Самую активную роль в антихрущевской группе играли Л. Брежнев, А. Шелепин, Н. Игнатов – люди следующего за Хрущевым поколения партработников. Освоив школу партийной интриги, мастером которой был и сам Хрущев, они в то же самое время были лишены тех остатков коммунистического идеализма и романтизма, кои были присущи Хрущеву. Вперед выходило поколение партийных прагматиков. Они не считали себя слугами высшей идеологии. Для них идеология была послушной служанкой. Заговорщики заручились согласием на свои действия руководителя КГБ М. Семичастного, министра обороны Р. Малиновского, руководителя идеологического партаппаратта М. Суслова. 13 октября 1964 г. Президиум ЦК в отсутствии Хрущева, отдыхавшего в Пицунде, собрался и принял решение о смещении. На следующий день Хрущев был доставлен в Москву, где был созван Пленум ЦК КПСС, утвердивший это решение. Растерянный и усталый от передряг, Хрущев практически не сопротивлялся, утешая себя тем, что он добился главного: смещенного партлидера нельзя, как при Сталине, расстрелять. Наступала новая эпоха, в которую Хрущев не вписывался.

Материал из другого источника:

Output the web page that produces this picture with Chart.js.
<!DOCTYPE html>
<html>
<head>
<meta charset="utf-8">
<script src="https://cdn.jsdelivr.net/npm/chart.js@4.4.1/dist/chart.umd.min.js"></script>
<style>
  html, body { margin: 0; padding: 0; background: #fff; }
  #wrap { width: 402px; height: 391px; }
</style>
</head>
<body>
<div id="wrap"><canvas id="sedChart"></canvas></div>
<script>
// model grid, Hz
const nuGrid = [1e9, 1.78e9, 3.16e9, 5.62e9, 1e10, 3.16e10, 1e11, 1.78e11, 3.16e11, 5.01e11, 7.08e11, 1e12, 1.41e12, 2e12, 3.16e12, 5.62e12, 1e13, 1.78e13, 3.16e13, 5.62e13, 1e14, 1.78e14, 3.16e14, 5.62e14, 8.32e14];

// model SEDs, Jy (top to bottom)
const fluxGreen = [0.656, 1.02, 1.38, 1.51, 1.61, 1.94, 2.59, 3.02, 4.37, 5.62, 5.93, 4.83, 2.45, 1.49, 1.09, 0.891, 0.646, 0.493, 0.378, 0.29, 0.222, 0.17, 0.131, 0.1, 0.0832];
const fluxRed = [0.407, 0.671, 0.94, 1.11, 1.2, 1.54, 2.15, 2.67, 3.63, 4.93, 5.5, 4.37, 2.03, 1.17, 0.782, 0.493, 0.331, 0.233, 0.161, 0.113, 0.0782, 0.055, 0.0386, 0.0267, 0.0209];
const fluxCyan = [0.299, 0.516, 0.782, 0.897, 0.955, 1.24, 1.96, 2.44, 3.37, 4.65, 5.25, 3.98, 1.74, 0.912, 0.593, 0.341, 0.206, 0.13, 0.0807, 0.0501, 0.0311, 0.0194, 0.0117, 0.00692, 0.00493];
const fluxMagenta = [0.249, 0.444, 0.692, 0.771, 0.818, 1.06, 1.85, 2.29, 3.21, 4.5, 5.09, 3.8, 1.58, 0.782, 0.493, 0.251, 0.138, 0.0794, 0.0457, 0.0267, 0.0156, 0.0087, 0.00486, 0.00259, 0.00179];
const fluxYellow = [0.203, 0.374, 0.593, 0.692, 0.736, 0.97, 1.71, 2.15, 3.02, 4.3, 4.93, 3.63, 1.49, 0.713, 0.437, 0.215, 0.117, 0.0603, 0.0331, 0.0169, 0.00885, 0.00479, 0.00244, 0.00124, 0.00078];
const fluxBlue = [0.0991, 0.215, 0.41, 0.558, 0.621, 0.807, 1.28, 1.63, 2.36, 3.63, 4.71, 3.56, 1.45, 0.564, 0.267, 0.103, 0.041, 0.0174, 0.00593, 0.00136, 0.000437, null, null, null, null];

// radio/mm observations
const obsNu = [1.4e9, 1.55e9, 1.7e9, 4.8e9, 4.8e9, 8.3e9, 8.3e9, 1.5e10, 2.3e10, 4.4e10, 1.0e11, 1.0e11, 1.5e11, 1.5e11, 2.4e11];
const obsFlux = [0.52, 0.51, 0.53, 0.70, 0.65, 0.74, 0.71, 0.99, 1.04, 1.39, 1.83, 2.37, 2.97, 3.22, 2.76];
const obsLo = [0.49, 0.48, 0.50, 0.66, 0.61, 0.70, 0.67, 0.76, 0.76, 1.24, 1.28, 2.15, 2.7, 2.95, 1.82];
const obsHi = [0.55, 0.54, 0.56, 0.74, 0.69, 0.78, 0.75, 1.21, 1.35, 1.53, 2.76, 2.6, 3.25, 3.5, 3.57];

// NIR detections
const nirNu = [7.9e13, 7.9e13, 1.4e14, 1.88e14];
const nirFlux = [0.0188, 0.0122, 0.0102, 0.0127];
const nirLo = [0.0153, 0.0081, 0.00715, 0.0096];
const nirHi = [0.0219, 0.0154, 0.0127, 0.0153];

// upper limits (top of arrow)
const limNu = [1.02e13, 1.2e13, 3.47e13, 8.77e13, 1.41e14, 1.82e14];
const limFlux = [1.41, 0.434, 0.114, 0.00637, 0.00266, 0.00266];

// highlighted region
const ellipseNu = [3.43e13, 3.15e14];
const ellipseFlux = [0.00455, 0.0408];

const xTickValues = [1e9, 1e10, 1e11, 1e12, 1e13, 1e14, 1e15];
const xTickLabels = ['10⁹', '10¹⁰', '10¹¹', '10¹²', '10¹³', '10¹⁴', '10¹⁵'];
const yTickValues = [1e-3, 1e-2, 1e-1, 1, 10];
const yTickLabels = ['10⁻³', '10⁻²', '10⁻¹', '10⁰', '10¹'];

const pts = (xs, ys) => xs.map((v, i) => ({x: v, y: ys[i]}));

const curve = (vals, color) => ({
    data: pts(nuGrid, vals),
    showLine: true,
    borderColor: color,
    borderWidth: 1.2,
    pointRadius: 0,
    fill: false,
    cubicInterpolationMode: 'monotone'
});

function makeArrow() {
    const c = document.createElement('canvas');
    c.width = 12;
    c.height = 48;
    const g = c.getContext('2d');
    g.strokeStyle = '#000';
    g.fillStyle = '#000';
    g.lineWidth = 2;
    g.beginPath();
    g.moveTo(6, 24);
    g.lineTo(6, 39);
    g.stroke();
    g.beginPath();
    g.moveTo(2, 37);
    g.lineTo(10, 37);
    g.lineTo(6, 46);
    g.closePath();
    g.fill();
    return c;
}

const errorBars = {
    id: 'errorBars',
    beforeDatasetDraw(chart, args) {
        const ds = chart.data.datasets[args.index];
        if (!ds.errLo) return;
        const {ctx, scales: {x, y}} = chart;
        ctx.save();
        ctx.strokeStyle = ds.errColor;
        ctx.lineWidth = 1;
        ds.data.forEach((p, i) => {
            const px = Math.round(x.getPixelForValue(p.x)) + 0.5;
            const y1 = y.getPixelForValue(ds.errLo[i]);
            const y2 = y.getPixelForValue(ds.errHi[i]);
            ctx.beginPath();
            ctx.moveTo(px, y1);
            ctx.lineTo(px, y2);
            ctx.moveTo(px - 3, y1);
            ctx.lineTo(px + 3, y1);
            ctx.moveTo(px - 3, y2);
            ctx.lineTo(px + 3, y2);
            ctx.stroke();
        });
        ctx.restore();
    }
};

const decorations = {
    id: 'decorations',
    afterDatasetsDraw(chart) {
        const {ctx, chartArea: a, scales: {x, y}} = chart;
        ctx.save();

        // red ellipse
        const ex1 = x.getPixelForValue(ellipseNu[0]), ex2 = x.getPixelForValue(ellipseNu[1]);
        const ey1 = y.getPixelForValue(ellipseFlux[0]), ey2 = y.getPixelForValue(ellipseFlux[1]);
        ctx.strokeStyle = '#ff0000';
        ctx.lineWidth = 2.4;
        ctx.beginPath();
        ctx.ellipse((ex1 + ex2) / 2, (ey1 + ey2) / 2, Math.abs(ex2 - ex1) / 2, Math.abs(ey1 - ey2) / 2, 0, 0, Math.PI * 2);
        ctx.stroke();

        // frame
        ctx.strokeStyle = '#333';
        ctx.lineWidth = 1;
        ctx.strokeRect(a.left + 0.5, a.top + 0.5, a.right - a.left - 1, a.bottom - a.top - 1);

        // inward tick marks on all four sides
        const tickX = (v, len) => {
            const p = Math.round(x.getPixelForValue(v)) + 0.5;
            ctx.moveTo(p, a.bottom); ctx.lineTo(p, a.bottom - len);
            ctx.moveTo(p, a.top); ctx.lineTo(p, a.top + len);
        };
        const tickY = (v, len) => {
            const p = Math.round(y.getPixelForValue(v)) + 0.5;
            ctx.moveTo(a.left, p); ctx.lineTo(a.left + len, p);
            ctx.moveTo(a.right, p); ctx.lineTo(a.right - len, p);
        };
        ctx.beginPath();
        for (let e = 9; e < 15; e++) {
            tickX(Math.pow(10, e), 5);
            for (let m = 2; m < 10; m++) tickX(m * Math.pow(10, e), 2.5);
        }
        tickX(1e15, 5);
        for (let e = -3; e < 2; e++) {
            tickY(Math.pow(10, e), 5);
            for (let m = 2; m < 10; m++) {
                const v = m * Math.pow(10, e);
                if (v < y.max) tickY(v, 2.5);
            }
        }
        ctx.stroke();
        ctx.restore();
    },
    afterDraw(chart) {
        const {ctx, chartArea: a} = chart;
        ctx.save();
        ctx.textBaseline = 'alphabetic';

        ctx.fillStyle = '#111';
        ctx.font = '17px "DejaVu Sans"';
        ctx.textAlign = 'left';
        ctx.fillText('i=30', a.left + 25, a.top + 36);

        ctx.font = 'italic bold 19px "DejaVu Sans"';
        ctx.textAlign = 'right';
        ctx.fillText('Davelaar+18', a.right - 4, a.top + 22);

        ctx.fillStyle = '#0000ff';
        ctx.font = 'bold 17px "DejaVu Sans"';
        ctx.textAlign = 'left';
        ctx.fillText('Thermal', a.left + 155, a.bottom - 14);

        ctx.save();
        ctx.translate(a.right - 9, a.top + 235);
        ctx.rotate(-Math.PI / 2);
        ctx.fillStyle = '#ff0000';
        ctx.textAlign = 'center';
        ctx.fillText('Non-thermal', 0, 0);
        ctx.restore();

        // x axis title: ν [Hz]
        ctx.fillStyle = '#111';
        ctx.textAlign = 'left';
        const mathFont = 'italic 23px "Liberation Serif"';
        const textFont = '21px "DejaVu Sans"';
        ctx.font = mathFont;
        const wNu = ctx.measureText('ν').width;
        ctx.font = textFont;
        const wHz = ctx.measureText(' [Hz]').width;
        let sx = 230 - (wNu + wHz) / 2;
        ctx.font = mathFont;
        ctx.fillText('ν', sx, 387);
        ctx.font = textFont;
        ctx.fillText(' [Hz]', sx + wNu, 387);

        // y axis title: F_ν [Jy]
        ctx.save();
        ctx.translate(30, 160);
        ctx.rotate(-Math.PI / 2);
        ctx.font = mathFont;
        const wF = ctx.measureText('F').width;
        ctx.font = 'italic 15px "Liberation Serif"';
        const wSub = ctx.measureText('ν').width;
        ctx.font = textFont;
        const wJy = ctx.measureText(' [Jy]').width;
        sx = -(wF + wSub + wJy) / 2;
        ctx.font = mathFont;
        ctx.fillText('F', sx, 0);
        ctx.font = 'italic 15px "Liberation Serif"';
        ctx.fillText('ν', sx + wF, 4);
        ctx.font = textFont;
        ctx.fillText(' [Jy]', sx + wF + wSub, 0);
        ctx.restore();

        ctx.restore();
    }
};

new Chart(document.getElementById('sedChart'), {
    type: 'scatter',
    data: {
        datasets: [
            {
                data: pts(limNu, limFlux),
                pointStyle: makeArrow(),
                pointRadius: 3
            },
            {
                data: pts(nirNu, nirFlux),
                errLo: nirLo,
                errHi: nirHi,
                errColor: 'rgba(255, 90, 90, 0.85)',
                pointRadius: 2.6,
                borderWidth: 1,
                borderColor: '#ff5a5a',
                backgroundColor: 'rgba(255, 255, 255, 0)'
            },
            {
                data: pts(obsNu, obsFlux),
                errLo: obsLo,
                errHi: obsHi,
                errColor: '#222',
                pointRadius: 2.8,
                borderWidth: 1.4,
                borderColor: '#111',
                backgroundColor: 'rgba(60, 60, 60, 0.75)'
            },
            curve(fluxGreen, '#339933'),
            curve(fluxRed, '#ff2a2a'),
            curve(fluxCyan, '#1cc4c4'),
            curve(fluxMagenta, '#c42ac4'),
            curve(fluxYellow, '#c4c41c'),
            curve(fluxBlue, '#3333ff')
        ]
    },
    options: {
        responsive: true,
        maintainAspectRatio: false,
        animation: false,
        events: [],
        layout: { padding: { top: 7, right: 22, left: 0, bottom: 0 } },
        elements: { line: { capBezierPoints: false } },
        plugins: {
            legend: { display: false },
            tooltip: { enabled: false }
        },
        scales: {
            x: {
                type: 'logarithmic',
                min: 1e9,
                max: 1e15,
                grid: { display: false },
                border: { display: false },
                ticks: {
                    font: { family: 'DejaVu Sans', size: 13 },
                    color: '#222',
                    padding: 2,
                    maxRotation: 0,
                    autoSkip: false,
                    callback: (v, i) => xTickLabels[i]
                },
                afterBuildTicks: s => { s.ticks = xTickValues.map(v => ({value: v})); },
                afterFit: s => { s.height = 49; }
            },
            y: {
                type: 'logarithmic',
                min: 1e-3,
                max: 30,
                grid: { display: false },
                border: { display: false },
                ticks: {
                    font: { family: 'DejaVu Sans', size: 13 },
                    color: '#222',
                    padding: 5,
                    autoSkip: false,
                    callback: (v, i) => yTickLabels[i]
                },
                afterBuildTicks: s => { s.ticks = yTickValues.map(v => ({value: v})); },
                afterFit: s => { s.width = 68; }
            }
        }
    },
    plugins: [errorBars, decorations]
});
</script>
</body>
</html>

Итоги «славного» десятилетия были противоречивы. Несмотря на все последующие торможения, процесс десталинизации получил такую инерцию, что остановить его было нельзя. В эти годы начало зарождаться правозащитное движение, национальное сознание. Однако влияние идеологии и практики тоталитарного общества, хотя и находилось уже на своем историческом взлете, было еще весьма велико. Период хрущевских реформ не снял ни одной кардинальной проблемы общественного развития, но робкое, противоречивое пробуждение сознания масс уже началось.